In fact, one of the growth areas is in the "helping" professions, such as criminal justice, healthcare, and education. This can be seen at the University of Phoenix where student enrollment in criminal justice courses is up 450 percent in the past 18 months, says Laura Palmer Noone, president of the institution.
"In the post 9/11 world, communities are ramping up their police forces," she says.
To meet the demand for its services, the university is building a new campus. Although many of the staff will commute from its other facilities, Ms. Noone says, "I'm sure there will be some new hires." The expansion means jobs at Sundt Construction, which has a contract to do some of the new campus work starting in April.

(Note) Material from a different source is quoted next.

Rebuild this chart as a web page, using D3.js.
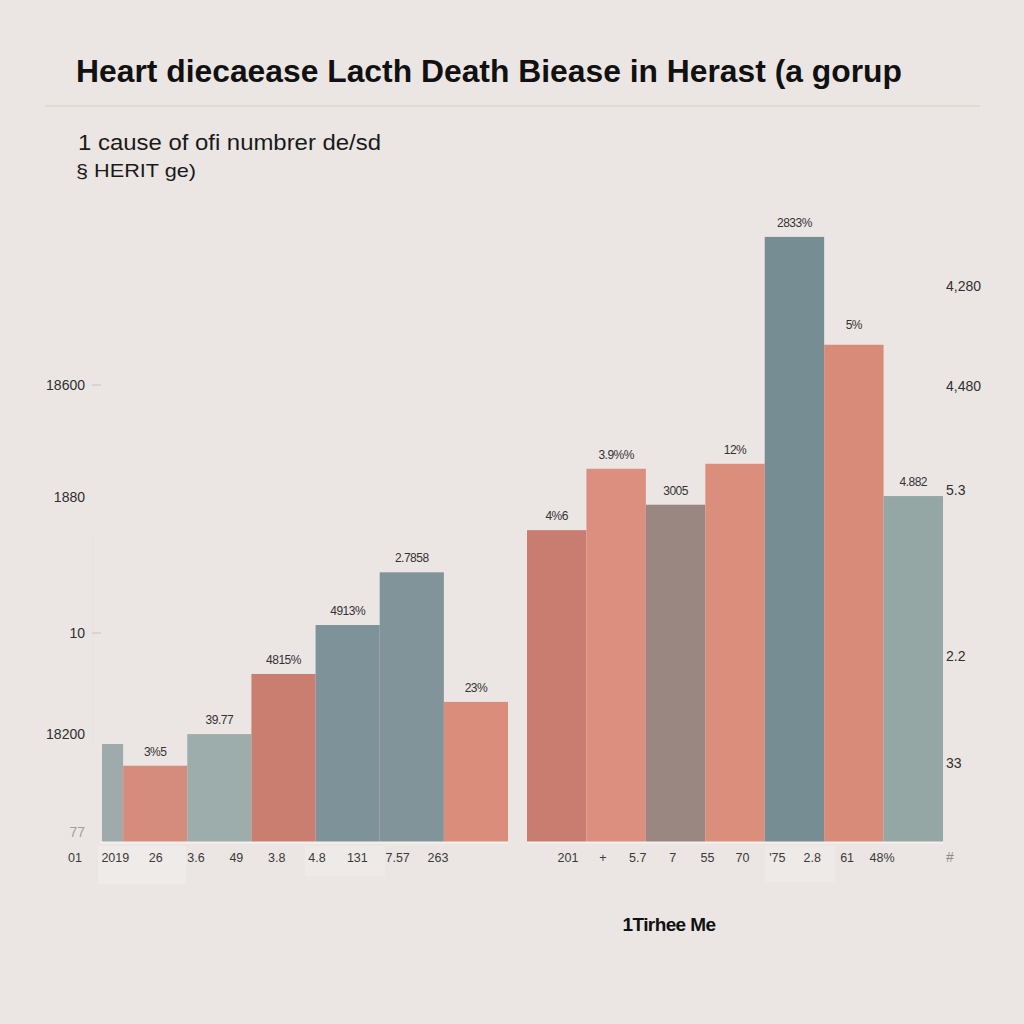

With long lists of backlogs, including work on Phoenix's new light-rail system, Sundt will be looking for project managers, engineers, carpenters, and cement finishers.
In fact, with the Phoenix area still growing, finding skilled workers is becoming more difficult, says Doug Pruitt, the CEO of Sundt. The company now does its own training to develop its own workforce. "The industry is busy and there is a competition for people," he says.
This is also true nationally. According to the Department of Labor, construction will follow healthcare in new jobs with some 1 million new workers added by 2012. However, filling those jobs will be a challenge, says Mr. Pruitt.
"There is a severe craft shortage across the country as fewer and fewer people are going into construction."